Like Cozymazu, The Tree, a stylish noodle joint on Brunnenstraße in Mitte, also uses German produce abundantly in dishes, but with a distinct Sichuanese flavour. Even though it departs from the familiar face of Sichuanese cuisine in the shape of the Sichuan hot pot—incidentally the highlight of Tianfu, a classic Sichuanese restaurant in Charlottenburg renowned for its value-for-money hot pot buffet complete with a wide range of ingredients and peppery dips—The Tree focuses on piquant noodle bowls like Ahorn Noodles and Kapok Noodles.

They come with interesting names but an origin you cannot quite place. Its two owners originally hail from Sichuan and Dongbei respectively, and have blended their culinary heritage from these two regions and their time in Germany into something they proudly call their own—namely handmade noodles that taste wondrous and eclectic with a tinge of the famed spiciness of Sichuanese food.

The Tree restaurant in Mitte

Back in Charlottenburg, Tak Kee presents a contemporary twist on the kind of Cantonese dishes offered at Aroma and Good Friends. Tak Kee’s owners hail from Hong Kong—a former colony of Great Britain—thus harnessing the western influences of the cosmopolitan east-meets-west city in their food, making it distinctive from those that you would normally associate with the Guangdong province in China.
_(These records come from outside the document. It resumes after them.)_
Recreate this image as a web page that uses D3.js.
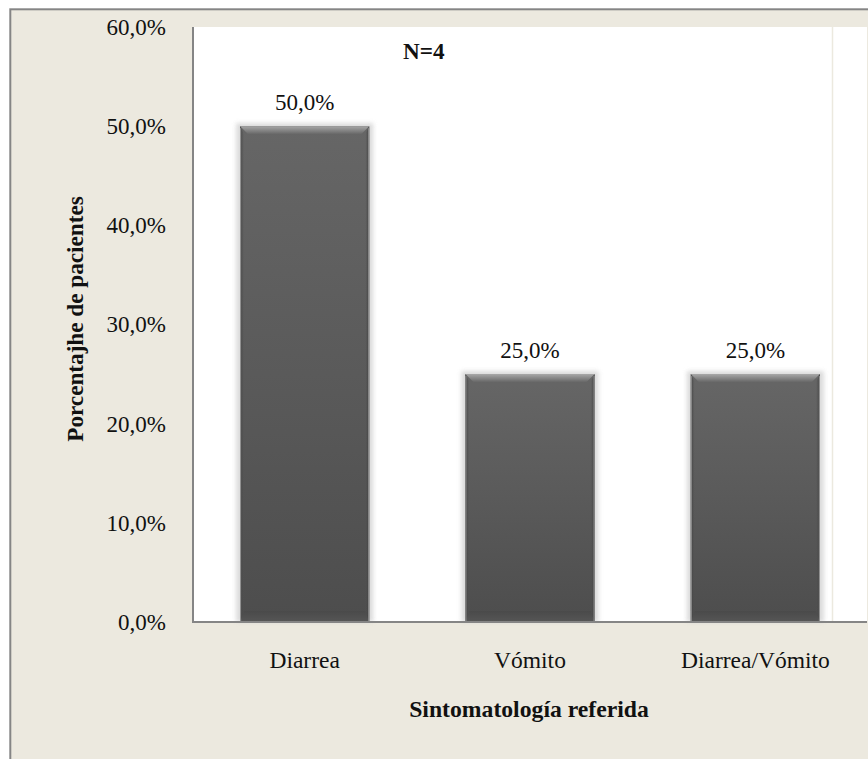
<!DOCTYPE html>
<html>
<head>
<meta charset="utf-8">
<script src="https://cdn.jsdelivr.net/npm/d3@7"></script>
<style>
  html, body { margin: 0; padding: 0; background: #ffffff; }
  svg { display: block; }
  text { font-family: "Liberation Serif", "Times New Roman", serif; fill: #111; }
</style>
</head>
<body>
<svg id="chart" width="868" height="759"></svg>
<script>
// Data
const categories = ["Diarrea", "Vómito", "Diarrea/Vómito"];
const percentages = [50.0, 25.0, 25.0];
const yTicks = [0, 10, 20, 30, 40, 50, 60];
const sampleLabel = "N=4";
const xTitle = "Sintomatología referida";
const yTitle = "Porcentajhe de pacientes";

const W = 868, H = 759;
const plot = { left: 193, top: 27, right: 867, bottom: 622 };

const svg = d3.select("#chart");
const defs = svg.append("defs");

const locale = d3.formatLocale({ decimal: ",", thousands: ".", grouping: [3], currency: ["", "€"] });
const fmt = v => locale.format(".1f")(v) + "%";

const y = d3.scaleLinear().domain([0, 60]).range([plot.bottom, plot.top]);
const x = d3.scaleBand().domain(categories)
  .range([plot.left, plot.right])
  .paddingInner(0.427).paddingOuter(0.209);

// Gradients for the bevelled bars
function grad(id, stops, vertical = true) {
  const g = defs.append("linearGradient").attr("id", id)
    .attr("x1", 0).attr("y1", 0).attr("x2", vertical ? 0 : 1).attr("y2", vertical ? 1 : 0);
  stops.forEach(([o, c, a]) => g.append("stop").attr("offset", o).attr("stop-color", c).attr("stop-opacity", a == null ? 1 : a));
}
grad("bodyGrad", [[0, "#666666"], [0.5, "#5a5a5a"], [1, "#4d4d4d"]]);
grad("topGrad", [[0, "#a8a8a8"], [1, "#676767"]]);
grad("bottomGrad", [[0, "#4a4a4a"], [1, "#565656"]]);
grad("leftGrad", [[0, "#3c3c3c"], [1, "#555555", 0.0]], false);
grad("rightGrad", [[0, "#555555", 0.0], [1, "#3a3a3a"]], false);

const blur = defs.append("filter").attr("id", "glow")
  .attr("x", "-20%").attr("y", "-20%").attr("width", "140%").attr("height", "140%");
blur.append("feGaussianBlur").attr("stdDeviation", 2);

// Frame and background
svg.append("rect").attr("x", 10.3).attr("y", 9.3).attr("width", W + 20).attr("height", H + 20)
  .attr("fill", "#ECE9DF").attr("stroke", "#858585").attr("stroke-width", 2);

svg.append("rect").attr("x", plot.left).attr("y", plot.top)
  .attr("width", plot.right - plot.left).attr("height", plot.bottom - plot.top)
  .attr("fill", "#ffffff");

svg.append("line").attr("x1", 832.5).attr("x2", 832.5).attr("y1", plot.top).attr("y2", plot.bottom)
  .attr("stroke", "#ECE9DF").attr("stroke-width", 1.5);

// Bars
const bars = svg.append("g").selectAll("g.bar")
  .data(categories.map((c, i) => ({ c, v: percentages[i] })))
  .join("g").attr("class", "bar");

bars.each(function (d) {
  const g = d3.select(this);
  const bx = x(d.c), bw = x.bandwidth();
  const by = y(d.v), bh = y(0) - y(d.v);
  const b = 8, s = 4, bb = 11;

  g.append("rect").attr("x", bx - 4).attr("y", by - 3).attr("width", bw + 8).attr("height", bh + 3)
    .attr("fill", "#cfcfcf").attr("opacity", 0.75).attr("filter", "url(#glow)");
  g.append("rect").attr("x", bx).attr("y", by).attr("width", bw).attr("height", bh)
    .attr("fill", "url(#bodyGrad)");
  g.append("polygon").attr("points", [[bx, by], [bx + bw, by], [bx + bw - b, by + b], [bx + b, by + b]].join(" "))
    .attr("fill", "url(#topGrad)");
  g.append("polygon").attr("points", [[bx, by + bh], [bx + bw, by + bh], [bx + bw - s, by + bh - bb], [bx + s, by + bh - bb]].join(" "))
    .attr("fill", "url(#bottomGrad)");
  g.append("polygon").attr("points", [[bx, by], [bx + s, by + b], [bx + s, by + bh - bb], [bx, by + bh]].join(" "))
    .attr("fill", "url(#leftGrad)");
  g.append("polygon").attr("points", [[bx + bw, by], [bx + bw - s, by + b], [bx + bw - s, by + bh - bb], [bx + bw, by + bh]].join(" "))
    .attr("fill", "url(#rightGrad)");
  g.append("line").attr("x1", bx + 0.5).attr("x2", bx + 0.5).attr("y1", by + 2).attr("y2", by + bh)
    .attr("stroke", "#9a9a9a").attr("stroke-width", 1);
  g.append("line").attr("x1", bx + bw - 0.5).attr("x2", bx + bw - 0.5).attr("y1", by + 2).attr("y2", by + bh)
    .attr("stroke", "#9a9a9a").attr("stroke-width", 1);

  g.append("text").attr("x", bx + bw / 2).attr("y", by - 16)
    .attr("text-anchor", "middle").attr("font-size", 23).text(fmt(d.v));
});

// Axes
const yAxis = d3.axisLeft(y).tickValues(yTicks).tickSize(0).tickPadding(27).tickFormat(fmt);
const gy = svg.append("g").attr("transform", `translate(${plot.left},0)`).call(yAxis);
gy.select(".domain").remove();
gy.selectAll("text").attr("font-size", 23).attr("font-family", "Liberation Serif").attr("fill", "#111");

const xAxis = d3.axisBottom(x).tickSize(0).tickPadding(29);
const gx = svg.append("g").attr("transform", `translate(0,${plot.bottom})`).call(xAxis);
gx.select(".domain").remove();
gx.selectAll("text").attr("font-size", 23.5).attr("font-family", "Liberation Serif").attr("fill", "#111");

svg.append("line").attr("x1", plot.left).attr("x2", plot.left).attr("y1", plot.top).attr("y2", plot.bottom + 1)
  .attr("stroke", "#858585").attr("stroke-width", 2);
svg.append("line").attr("x1", plot.left - 1).attr("x2", plot.right).attr("y1", plot.bottom).attr("y2", plot.bottom)
  .attr("stroke", "#858585").attr("stroke-width", 2);

// Titles
svg.append("text").attr("x", 529).attr("y", 717).attr("text-anchor", "middle")
  .attr("font-size", 23.7).attr("font-weight", "bold").text(xTitle);
svg.append("text").attr("transform", "translate(83,319) rotate(-90)").attr("text-anchor", "middle")
  .attr("font-size", 23.2).attr("font-weight", "bold").text(yTitle);
svg.append("text").attr("x", 403).attr("y", 59).attr("text-anchor", "start")
  .attr("font-size", 23.2).attr("font-weight", "bold").text(sampleLabel);
</script>
</body>
</html>
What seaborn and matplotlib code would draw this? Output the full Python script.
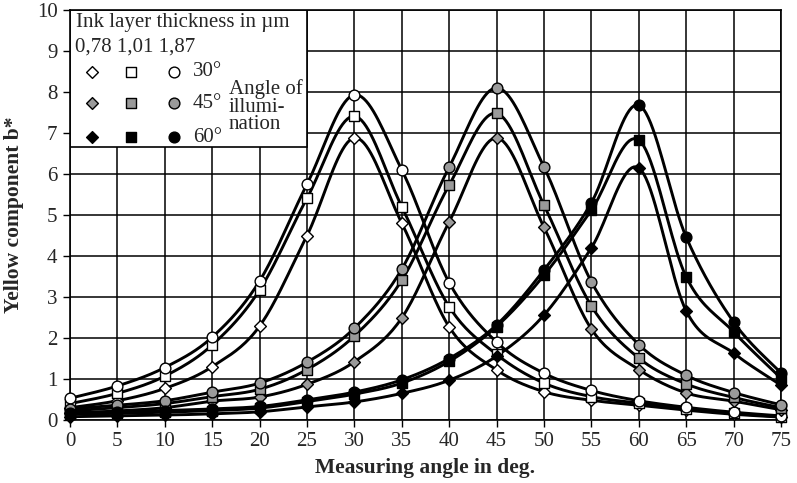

Hong Kong comfort food like the Claypot Aubergine with Pork and Salted Fish—the highlight here is the salted fish that gives an umami twang to the steamed pork—is available here, as is Gai Daan Jai (Hong Kong egg bubble waffle), a fluffy on the inside but crispy on the outside street snack in Hong Kong that looks like a bubble wrap but tastes like caramelised pancake.

Tak Kee restaurant

Though Cantonese, Sichuanese and Taiwanese cuisines seem to make up the bulk of the Chinese food on offer in Berlin, a little bit of sleuthing will unearth northern China’s gems housed in the restaurant Fulilai in Southwest Berlin’s Steglitz, acquainting you to Roujiamo, a Xi’an street food speciality that literally means “meat in a bun” inspired by Muslims living in the region. Moving up north to Prenzlauer Berg will open your eyes—and delight your taste buds—to more of what the northern and coastal regions of China have. Wok Show, a nondescript restaurant at first glance, offers a delectable variety of boiled or pan-fried dumplings that are hearty and filling.

The owner, from northern China, offers food characteristic of the region, meaning it’s big on wheat-based dishes like buns, pancakes and dumplings due to the cold and arid environment of the north. You can expect to be contentedly bloated after a meal here, especially if you’re there when the irregularly offered but routinely yummy Jianbing Guozi appears on the menu; this special street food from Tianjin in Northeast China is translated as “deep fried dough sticks rolled in a thin pancake”—a heavenly breakfast food that is both savoury and sublime, as long as you don’t wolf down too many of them.

In the same area is Shan Shan, a restaurant that showcases the flavours of Beijing and Nanjing (a province in China’s Jiangsu region which is also known as the Land of Fish and Rice). A must-try here is the Nanjing Duck—salted duck meat marinated in Sichuan pepper and salt before being boiled in a stock consisting of 12 different components, including dried citrus peel and liquorice root. Duck is a specialty of Nanjing and even after the owners uprooted themselves to a very much flat and dry Berlin, you cannot “take the duck out of them”—indeed, they have only made it more flavoursome for continental Berlin.

As Berlin continues to evolve as a cosmopolitan city, its cuisine continually changes and transforms too. Today this puts the city’s residents and visitors in the fortunate position where they can try good quality traditional Chinese food, as well as a full range of less common cuisines and new spins on the older classics. Everyone, as they say, is a winner.